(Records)
══════════════════════════════
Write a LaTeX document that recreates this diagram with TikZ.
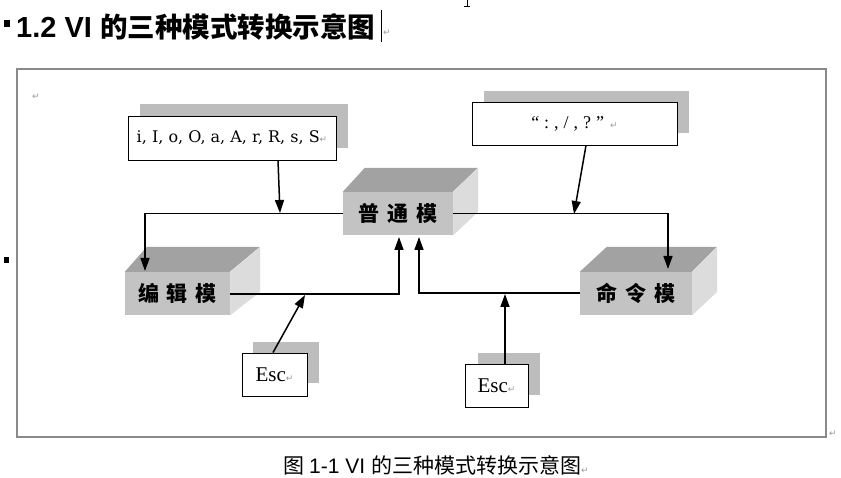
\documentclass[tikz,border=0pt]{standalone}
\usepackage{fontspec}
\setmainfont{Liberation Serif}
\newfontfamily\cjk{Noto Sans CJK SC}
\newfontfamily\lsans{Liberation Sans}
\newfontfamily\dvs{DejaVu Sans}
\newfontfamily\dvserif{DejaVu Serif}
\usetikzlibrary{arrows.meta}
\definecolor{frontc}{HTML}{C3C3C3}
\definecolor{topc}{HTML}{A2A2A2}
\definecolor{sidec}{HTML}{DCDCDC}
\definecolor{shadowc}{HTML}{BDBDBD}
\definecolor{framec}{HTML}{8A8A8A}
\definecolor{markc}{HTML}{9A9A9A}
\newcommand{\pmark}{{\dvs\fontsize{9}{9}\selectfont\color{markc}↵}}
\tikzset{
  front/.style={fill=frontc, draw=none, minimum width=#1, minimum height=43pt, inner sep=0pt,
     font=\cjk\bfseries\fontsize{21}{21}\selectfont},
  tbox/.style={fill=white, draw=black, line width=0.9pt, inner sep=0pt},
  shadowbox/.style={fill=shadowc, draw=none},
  conn/.style={line width=1.5pt, draw=black},
  arr/.style={conn, -{Triangle[length=13pt,width=9pt]}},
  pmk/.style={inner sep=0pt, font=\dvs\fontsize{9}{9}\selectfont, text=markc}
}
\begin{document}
\begin{tikzpicture}[x=1pt,y=-1pt]
\useasboundingbox (0,0) rectangle (841,478);
\fill[white] (0,0) rectangle (841,478);

% title
\fill[black] (4,20) rectangle (10,27);
\node[anchor=west, inner sep=0pt] (title) at (16,27)
  {{\lsans\bfseries\fontsize{29}{29}\selectfont 1.2 VI }{\cjk\bfseries\fontsize{27.5}{27.5}\selectfont 的三种模式转换示意图}};
\draw[line width=1pt] (381,10) -- (381,42);
\node[pmk] (tm) at (387,33) {↵};
\draw[line width=0.6pt] (467,0) -- (467,6) (464,6) -- (470,6);
\fill[black] (4,257) rectangle (9,263);

% outer frame
\draw[framec, line width=1.5pt] (17,69) rectangle (826,437);
\node[pmk] (m1) at (36,97) {↵};
\node[pmk] (m2) at (833,434) {↵};

% shadows
\fill[shadowc] (140,104) rectangle (348,148);
\fill[shadowc] (484,91) rectangle (689,133);
\fill[shadowc] (253,342) rectangle (319,383);
\fill[shadowc] (478,353) rectangle (540,395);

% text boxes
\node[tbox, minimum width=208pt, minimum height=44pt] (b1) at (232,138)
  {\dvserif\fontsize{16}{16}\selectfont i, I, o, O, a, A, r, R, s, S\pmark};
\node[tbox, minimum width=205pt, minimum height=43pt] (b2) at (574.5,123.5)
  {\fontsize{18}{18}\selectfont “\kern5pt:\kern5pt,\kern5pt/\kern5pt,\kern5pt?\kern5pt”\kern6pt\pmark};
\node[tbox, minimum width=65pt, minimum height=43pt] (e1) at (274.5,374.5)
  {\fontsize{21}{21}\selectfont Esc\pmark};
\node[tbox, minimum width=63pt, minimum height=43pt] (e2) at (496.5,385.5)
  {\fontsize{21}{21}\selectfont Esc\pmark};

% 3D boxes
\node[front=110pt] (nor) at (398,213.5) {普\hspace{8pt}通\hspace{8pt}模};
\fill[topc] (nor.north west) -- ++(22,-24) -- ++(113,0) -- ++(-25,24) -- cycle;
\fill[sidec] (nor.north east) -- ++(25,-24) -- ++(0,44) -- (nor.south east) -- cycle;

\node[front=105pt] (edit) at (177.5,293.5) {编\hspace{8pt}辑\hspace{8pt}模};
\fill[topc] (edit.north west) -- ++(22,-25) -- ++(113,0) -- ++(-30,25) -- cycle;
\fill[sidec] (edit.north east) -- ++(30,-25) -- ++(0,45) -- (edit.south east) -- cycle;

\node[front=112pt] (cmd) at (636,293.5) {命\hspace{8pt}令\hspace{8pt}模};
\fill[topc] (cmd.north west) -- ++(27,-25) -- ++(110,0) -- ++(-25,25) -- cycle;
\fill[sidec] (cmd.north east) -- ++(25,-25) -- ++(0,45) -- (cmd.south east) -- cycle;

% connectors
\coordinate (jl) at (280,213);
\coordinate (jr) at (574,214);
\draw[conn] (nor.west) -- (145,213.5) coordinate (cl);
\draw[arr] (cl) -- (145,271);
\draw[conn] (nor.east) -- (668,213.5) coordinate (cr);
\draw[arr] (cr) -- (668,269);
\draw[arr] (b1.south -| 278,0) -- (jl);
\draw[arr] (b2.south -| 586,0) -- (jr);

\draw[arr] (edit.east |- 0,294) -- (399,294) -- (399,237);
\draw[arr] (cmd.west |- 0,293) -- (419,293) -- (419,237);
\draw[arr] (e1.north -| 273,0) -- (305,295);
\draw[arr] (e2.north -| 505,0) -- (505,294);

% caption
\node[inner sep=0pt] (cap) at (436,465)
  {{\cjk\fontsize{21}{21}\selectfont 图 }{\lsans\fontsize{21}{21}\selectfont 1-1 VI }{\cjk\fontsize{21}{21}\selectfont 的三种模式转换示意图}\pmark};
\end{tikzpicture}
\end{document}
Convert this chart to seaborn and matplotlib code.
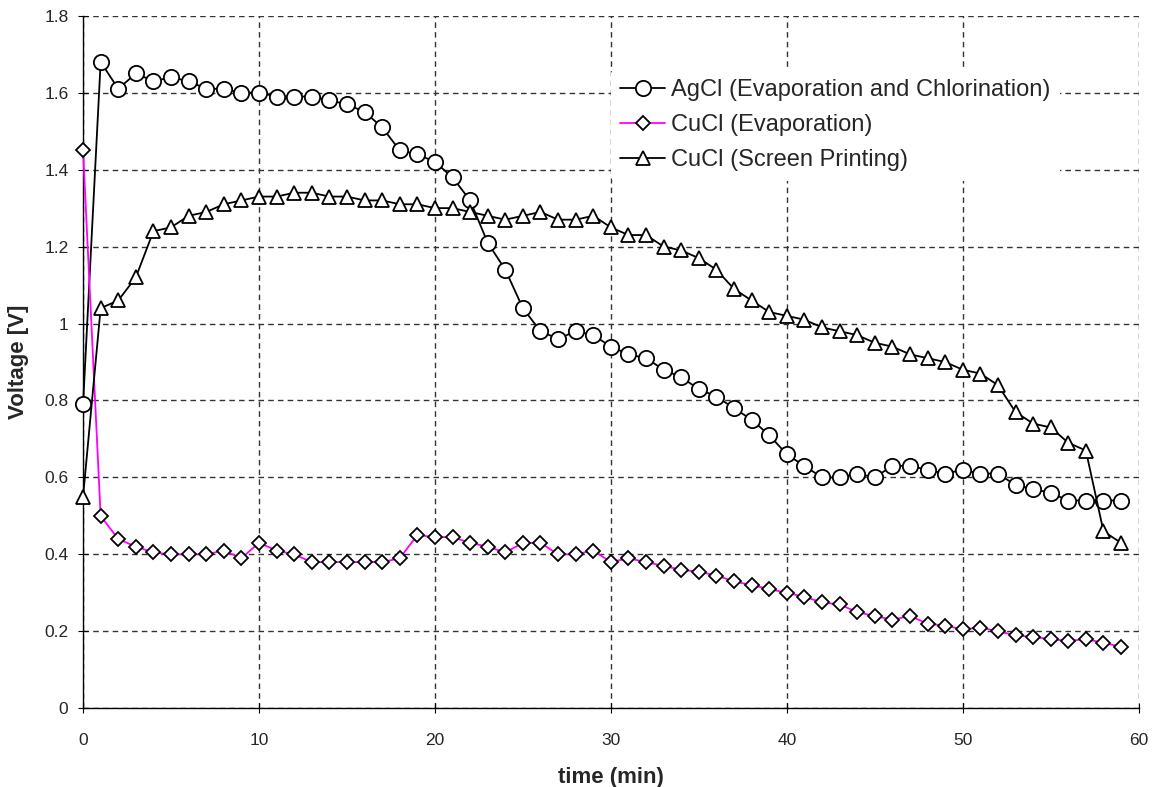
══════════════════════════════
> **Problem description**
Print every entry above again without changing a word, and omit the pictures.

> **Answer to the problem**
Write a LaTeX document that recreates this diagram with TikZ.
\documentclass[tikz,border=0pt]{standalone}
\usepackage{fontspec}
\setmainfont{Liberation Serif}
\newfontfamily\cjk{Noto Sans CJK SC}
\newfontfamily\lsans{Liberation Sans}
\newfontfamily\dvs{DejaVu Sans}
\newfontfamily\dvserif{DejaVu Serif}
\usetikzlibrary{arrows.meta}
\definecolor{frontc}{HTML}{C3C3C3}
\definecolor{topc}{HTML}{A2A2A2}
\definecolor{sidec}{HTML}{DCDCDC}
\definecolor{shadowc}{HTML}{BDBDBD}
\definecolor{framec}{HTML}{8A8A8A}
\definecolor{markc}{HTML}{9A9A9A}
\newcommand{\pmark}{{\dvs\fontsize{9}{9}\selectfont\color{markc}↵}}
\tikzset{
  front/.style={fill=frontc, draw=none, minimum width=#1, minimum height=43pt, inner sep=0pt,
     font=\cjk\bfseries\fontsize{21}{21}\selectfont},
  tbox/.style={fill=white, draw=black, line width=0.9pt, inner sep=0pt},
  shadowbox/.style={fill=shadowc, draw=none},
  conn/.style={line width=1.5pt, draw=black},
  arr/.style={conn, -{Triangle[length=13pt,width=9pt]}},
  pmk/.style={inner sep=0pt, font=\dvs\fontsize{9}{9}\selectfont, text=markc}
}
\begin{document}
\begin{tikzpicture}[x=1pt,y=-1pt]
\useasboundingbox (0,0) rectangle (841,478);
\fill[white] (0,0) rectangle (841,478);

% title
\fill[black] (4,20) rectangle (10,27);
\node[anchor=west, inner sep=0pt] (title) at (16,27)
  {{\lsans\bfseries\fontsize{29}{29}\selectfont 1.2 VI }{\cjk\bfseries\fontsize{27.5}{27.5}\selectfont 的三种模式转换示意图}};
\draw[line width=1pt] (381,10) -- (381,42);
\node[pmk] (tm) at (387,33) {↵};
\draw[line width=0.6pt] (467,0) -- (467,6) (464,6) -- (470,6);
\fill[black] (4,257) rectangle (9,263);

% outer frame
\draw[framec, line width=1.5pt] (17,69) rectangle (826,437);
\node[pmk] (m1) at (36,97) {↵};
\node[pmk] (m2) at (833,434) {↵};

% shadows
\fill[shadowc] (140,104) rectangle (348,148);
\fill[shadowc] (484,91) rectangle (689,133);
\fill[shadowc] (253,342) rectangle (319,383);
\fill[shadowc] (478,353) rectangle (540,395);

% text boxes
\node[tbox, minimum width=208pt, minimum height=44pt] (b1) at (232,138)
  {\dvserif\fontsize{16}{16}\selectfont i, I, o, O, a, A, r, R, s, S\pmark};
\node[tbox, minimum width=205pt, minimum height=43pt] (b2) at (574.5,123.5)
  {\fontsize{18}{18}\selectfont “\kern5pt:\kern5pt,\kern5pt/\kern5pt,\kern5pt?\kern5pt”\kern6pt\pmark};
\node[tbox, minimum width=65pt, minimum height=43pt] (e1) at (274.5,374.5)
  {\fontsize{21}{21}\selectfont Esc\pmark};
\node[tbox, minimum width=63pt, minimum height=43pt] (e2) at (496.5,385.5)
  {\fontsize{21}{21}\selectfont Esc\pmark};

% 3D boxes
\node[front=110pt] (nor) at (398,213.5) {普\hspace{8pt}通\hspace{8pt}模};
\fill[topc] (nor.north west) -- ++(22,-24) -- ++(113,0) -- ++(-25,24) -- cycle;
\fill[sidec] (nor.north east) -- ++(25,-24) -- ++(0,44) -- (nor.south east) -- cycle;

\node[front=105pt] (edit) at (177.5,293.5) {编\hspace{8pt}辑\hspace{8pt}模};
\fill[topc] (edit.north west) -- ++(22,-25) -- ++(113,0) -- ++(-30,25) -- cycle;
\fill[sidec] (edit.north east) -- ++(30,-25) -- ++(0,45) -- (edit.south east) -- cycle;

\node[front=112pt] (cmd) at (636,293.5) {命\hspace{8pt}令\hspace{8pt}模};
\fill[topc] (cmd.north west) -- ++(27,-25) -- ++(110,0) -- ++(-25,25) -- cycle;
\fill[sidec] (cmd.north east) -- ++(25,-25) -- ++(0,45) -- (cmd.south east) -- cycle;

% connectors
\coordinate (jl) at (280,213);
\coordinate (jr) at (574,214);
\draw[conn] (nor.west) -- (145,213.5) coordinate (cl);
\draw[arr] (cl) -- (145,271);
\draw[conn] (nor.east) -- (668,213.5) coordinate (cr);
\draw[arr] (cr) -- (668,269);
\draw[arr] (b1.south -| 278,0) -- (jl);
\draw[arr] (b2.south -| 586,0) -- (jr);

\draw[arr] (edit.east |- 0,294) -- (399,294) -- (399,237);
\draw[arr] (cmd.west |- 0,293) -- (419,293) -- (419,237);
\draw[arr] (e1.north -| 273,0) -- (305,295);
\draw[arr] (e2.north -| 505,0) -- (505,294);

% caption
\node[inner sep=0pt] (cap) at (436,465)
  {{\cjk\fontsize{21}{21}\selectfont 图 }{\lsans\fontsize{21}{21}\selectfont 1-1 VI }{\cjk\fontsize{21}{21}\selectfont 的三种模式转换示意图}\pmark};
\end{tikzpicture}
\end{document}
Convert this chart to seaborn and matplotlib code.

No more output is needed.